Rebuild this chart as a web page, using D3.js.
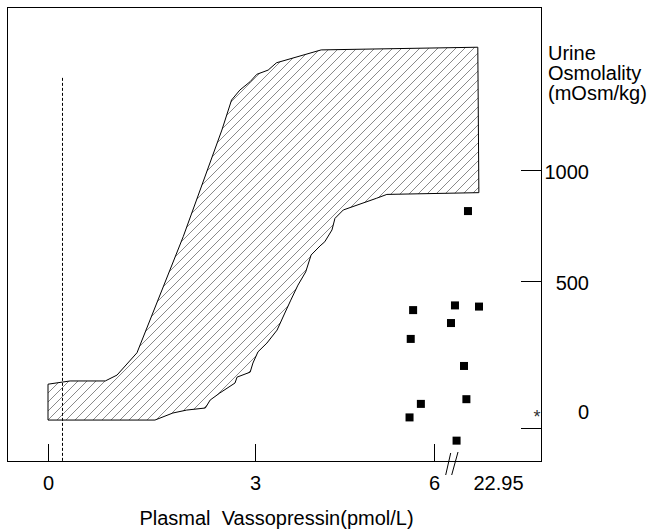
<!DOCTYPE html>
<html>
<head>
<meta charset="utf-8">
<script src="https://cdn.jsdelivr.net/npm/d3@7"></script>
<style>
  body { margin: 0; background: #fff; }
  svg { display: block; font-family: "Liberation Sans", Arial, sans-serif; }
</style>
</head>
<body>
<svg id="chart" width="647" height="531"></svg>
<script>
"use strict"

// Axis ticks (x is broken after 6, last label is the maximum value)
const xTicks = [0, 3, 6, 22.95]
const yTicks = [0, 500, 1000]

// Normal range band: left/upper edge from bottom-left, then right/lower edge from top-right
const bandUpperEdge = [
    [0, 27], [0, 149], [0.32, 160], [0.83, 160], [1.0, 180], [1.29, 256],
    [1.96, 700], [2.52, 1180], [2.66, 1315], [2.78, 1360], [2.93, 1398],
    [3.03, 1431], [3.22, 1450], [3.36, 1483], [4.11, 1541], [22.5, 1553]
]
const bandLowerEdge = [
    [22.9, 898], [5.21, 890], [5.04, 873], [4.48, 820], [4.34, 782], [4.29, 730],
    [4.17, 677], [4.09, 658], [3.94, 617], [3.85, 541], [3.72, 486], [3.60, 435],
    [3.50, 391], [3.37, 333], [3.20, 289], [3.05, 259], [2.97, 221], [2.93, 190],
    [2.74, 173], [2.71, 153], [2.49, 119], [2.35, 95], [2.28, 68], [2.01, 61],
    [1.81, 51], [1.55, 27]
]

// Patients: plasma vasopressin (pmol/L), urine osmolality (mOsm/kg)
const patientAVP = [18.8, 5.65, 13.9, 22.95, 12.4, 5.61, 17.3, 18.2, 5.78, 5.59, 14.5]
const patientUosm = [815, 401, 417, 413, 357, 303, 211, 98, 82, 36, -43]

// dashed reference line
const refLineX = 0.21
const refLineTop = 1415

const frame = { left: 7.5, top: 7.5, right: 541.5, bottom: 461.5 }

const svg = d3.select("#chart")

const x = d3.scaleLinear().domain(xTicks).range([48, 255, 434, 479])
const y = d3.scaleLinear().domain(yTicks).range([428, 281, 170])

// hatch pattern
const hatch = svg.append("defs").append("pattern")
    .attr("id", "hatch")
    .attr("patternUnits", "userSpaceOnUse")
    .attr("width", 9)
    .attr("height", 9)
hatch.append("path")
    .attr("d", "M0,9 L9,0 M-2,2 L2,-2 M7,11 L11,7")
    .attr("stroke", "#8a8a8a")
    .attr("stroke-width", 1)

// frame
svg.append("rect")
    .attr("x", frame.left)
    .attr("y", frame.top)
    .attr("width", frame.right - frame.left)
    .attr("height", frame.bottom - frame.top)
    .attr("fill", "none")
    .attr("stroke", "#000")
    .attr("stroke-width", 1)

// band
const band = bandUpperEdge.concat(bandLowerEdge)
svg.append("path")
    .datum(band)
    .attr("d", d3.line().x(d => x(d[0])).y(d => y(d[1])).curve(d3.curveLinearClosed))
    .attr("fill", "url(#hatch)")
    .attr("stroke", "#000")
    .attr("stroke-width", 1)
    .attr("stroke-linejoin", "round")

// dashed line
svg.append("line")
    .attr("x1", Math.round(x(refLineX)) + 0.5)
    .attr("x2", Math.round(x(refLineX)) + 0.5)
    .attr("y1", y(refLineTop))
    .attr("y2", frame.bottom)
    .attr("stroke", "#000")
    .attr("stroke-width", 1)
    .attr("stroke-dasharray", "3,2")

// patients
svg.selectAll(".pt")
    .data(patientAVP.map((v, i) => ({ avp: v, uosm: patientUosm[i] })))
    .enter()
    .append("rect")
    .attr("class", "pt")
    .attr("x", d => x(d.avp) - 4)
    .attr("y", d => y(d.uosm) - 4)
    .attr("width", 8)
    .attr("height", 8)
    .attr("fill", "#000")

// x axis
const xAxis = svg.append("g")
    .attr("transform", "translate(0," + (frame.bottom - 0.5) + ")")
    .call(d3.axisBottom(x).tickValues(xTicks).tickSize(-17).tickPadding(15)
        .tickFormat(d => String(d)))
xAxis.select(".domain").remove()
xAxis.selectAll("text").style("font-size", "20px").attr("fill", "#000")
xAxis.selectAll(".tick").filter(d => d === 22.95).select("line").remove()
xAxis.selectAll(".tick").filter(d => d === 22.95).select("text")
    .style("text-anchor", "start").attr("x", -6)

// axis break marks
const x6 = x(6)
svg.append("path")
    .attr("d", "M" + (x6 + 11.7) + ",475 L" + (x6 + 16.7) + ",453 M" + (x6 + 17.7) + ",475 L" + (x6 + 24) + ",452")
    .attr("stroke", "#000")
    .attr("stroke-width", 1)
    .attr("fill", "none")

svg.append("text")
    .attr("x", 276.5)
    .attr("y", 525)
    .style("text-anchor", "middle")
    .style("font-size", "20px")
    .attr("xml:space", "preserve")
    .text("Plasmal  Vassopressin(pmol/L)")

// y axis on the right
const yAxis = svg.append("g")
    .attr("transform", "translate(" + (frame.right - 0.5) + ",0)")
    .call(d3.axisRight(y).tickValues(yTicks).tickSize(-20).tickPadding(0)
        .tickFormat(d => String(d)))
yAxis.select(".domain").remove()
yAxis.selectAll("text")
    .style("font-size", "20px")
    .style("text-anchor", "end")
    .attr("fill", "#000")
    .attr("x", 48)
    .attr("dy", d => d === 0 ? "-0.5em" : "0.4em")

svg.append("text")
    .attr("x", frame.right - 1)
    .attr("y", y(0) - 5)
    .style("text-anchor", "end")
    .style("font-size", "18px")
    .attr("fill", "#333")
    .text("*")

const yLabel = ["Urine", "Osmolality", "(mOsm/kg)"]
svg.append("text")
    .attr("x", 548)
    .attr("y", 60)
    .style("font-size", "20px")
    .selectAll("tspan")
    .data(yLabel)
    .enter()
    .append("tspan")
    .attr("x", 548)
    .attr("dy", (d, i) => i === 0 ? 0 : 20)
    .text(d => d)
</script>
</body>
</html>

_ _ _ _ _

* [WHAT TO DO]
In the material above, show every line where the word "chart" turns up.

* [COMPLETE ANSWER]
Rebuild this chart as a web page, using D3.js.
<svg id="chart" width="647" height="531"></svg>
const svg = d3.select("#chart")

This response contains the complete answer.